» Part of a data file:
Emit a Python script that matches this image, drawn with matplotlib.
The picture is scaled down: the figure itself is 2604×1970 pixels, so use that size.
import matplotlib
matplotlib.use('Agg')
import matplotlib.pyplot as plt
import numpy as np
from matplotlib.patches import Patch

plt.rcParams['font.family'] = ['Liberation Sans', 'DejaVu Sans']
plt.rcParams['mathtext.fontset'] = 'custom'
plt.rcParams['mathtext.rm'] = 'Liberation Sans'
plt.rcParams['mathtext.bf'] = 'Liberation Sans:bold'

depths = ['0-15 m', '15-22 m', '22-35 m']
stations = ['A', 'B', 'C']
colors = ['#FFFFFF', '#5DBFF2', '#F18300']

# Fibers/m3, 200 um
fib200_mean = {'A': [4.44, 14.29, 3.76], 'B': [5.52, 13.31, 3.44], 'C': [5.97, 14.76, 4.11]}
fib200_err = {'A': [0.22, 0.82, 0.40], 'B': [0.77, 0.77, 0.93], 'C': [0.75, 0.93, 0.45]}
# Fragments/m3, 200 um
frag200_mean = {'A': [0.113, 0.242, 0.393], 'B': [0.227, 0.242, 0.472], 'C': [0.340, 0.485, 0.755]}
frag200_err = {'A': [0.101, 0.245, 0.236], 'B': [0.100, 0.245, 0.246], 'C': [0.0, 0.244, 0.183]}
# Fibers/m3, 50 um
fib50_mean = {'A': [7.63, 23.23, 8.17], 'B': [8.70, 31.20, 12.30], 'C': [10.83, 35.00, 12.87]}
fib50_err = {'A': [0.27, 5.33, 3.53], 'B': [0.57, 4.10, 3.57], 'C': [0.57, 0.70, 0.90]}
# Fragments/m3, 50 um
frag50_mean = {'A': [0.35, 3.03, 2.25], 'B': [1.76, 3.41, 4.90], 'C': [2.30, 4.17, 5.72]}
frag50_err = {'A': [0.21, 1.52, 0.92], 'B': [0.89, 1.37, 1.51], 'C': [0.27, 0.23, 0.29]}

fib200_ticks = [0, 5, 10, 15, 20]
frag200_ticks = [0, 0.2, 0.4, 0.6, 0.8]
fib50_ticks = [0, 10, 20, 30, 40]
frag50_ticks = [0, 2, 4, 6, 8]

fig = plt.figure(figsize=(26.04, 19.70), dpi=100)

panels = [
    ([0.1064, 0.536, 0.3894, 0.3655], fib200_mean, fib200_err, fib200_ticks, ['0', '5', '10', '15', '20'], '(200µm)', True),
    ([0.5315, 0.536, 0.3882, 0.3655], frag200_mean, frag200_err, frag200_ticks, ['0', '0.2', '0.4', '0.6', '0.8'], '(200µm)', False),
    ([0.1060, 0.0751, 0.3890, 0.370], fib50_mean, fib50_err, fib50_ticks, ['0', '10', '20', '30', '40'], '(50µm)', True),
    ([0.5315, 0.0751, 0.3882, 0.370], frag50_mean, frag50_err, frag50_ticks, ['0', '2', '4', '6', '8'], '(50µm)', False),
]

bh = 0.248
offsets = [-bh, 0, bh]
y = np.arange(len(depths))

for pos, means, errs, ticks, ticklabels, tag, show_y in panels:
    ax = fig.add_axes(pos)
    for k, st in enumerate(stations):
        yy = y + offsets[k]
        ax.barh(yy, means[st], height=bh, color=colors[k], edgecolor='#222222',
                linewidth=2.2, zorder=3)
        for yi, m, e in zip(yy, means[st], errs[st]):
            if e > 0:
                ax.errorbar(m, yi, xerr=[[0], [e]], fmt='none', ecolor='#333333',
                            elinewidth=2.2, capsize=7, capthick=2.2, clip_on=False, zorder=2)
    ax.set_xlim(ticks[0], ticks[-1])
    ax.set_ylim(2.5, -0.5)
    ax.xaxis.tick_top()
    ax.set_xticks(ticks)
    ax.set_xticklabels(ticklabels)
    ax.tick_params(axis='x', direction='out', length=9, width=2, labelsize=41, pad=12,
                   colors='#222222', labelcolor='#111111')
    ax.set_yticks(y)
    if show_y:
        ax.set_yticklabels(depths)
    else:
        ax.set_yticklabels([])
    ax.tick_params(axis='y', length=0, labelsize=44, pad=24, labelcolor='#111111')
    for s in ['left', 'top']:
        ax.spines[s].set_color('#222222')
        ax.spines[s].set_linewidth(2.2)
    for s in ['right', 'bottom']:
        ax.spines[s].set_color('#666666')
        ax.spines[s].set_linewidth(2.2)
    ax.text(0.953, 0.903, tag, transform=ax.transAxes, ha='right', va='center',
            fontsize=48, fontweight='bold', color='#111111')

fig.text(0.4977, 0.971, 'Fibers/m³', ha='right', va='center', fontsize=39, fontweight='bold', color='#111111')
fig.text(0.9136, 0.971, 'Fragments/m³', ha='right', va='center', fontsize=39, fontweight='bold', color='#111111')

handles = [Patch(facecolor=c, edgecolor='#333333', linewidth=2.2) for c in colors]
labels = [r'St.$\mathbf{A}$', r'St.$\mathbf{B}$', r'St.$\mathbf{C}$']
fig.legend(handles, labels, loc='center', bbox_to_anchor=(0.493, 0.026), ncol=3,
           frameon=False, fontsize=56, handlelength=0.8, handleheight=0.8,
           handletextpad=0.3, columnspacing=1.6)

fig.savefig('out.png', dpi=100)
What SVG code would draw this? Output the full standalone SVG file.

» TASK STATEMENT: Only the lines from the one containing "The picture is" through the one containing "colors = ['#FFFFFF', '#5DBFF2', '#F18300']" are to be reproduced, exactly as they appear.

» TASK SOLUTION:
The picture is scaled down: the figure itself is 2604×1970 pixels, so use that size.
import matplotlib
matplotlib.use('Agg')
import matplotlib.pyplot as plt
import numpy as np
from matplotlib.patches import Patch

plt.rcParams['font.family'] = ['Liberation Sans', 'DejaVu Sans']
plt.rcParams['mathtext.fontset'] = 'custom'
plt.rcParams['mathtext.rm'] = 'Liberation Sans'
plt.rcParams['mathtext.bf'] = 'Liberation Sans:bold'

depths = ['0-15 m', '15-22 m', '22-35 m']
stations = ['A', 'B', 'C']
colors = ['#FFFFFF', '#5DBFF2', '#F18300']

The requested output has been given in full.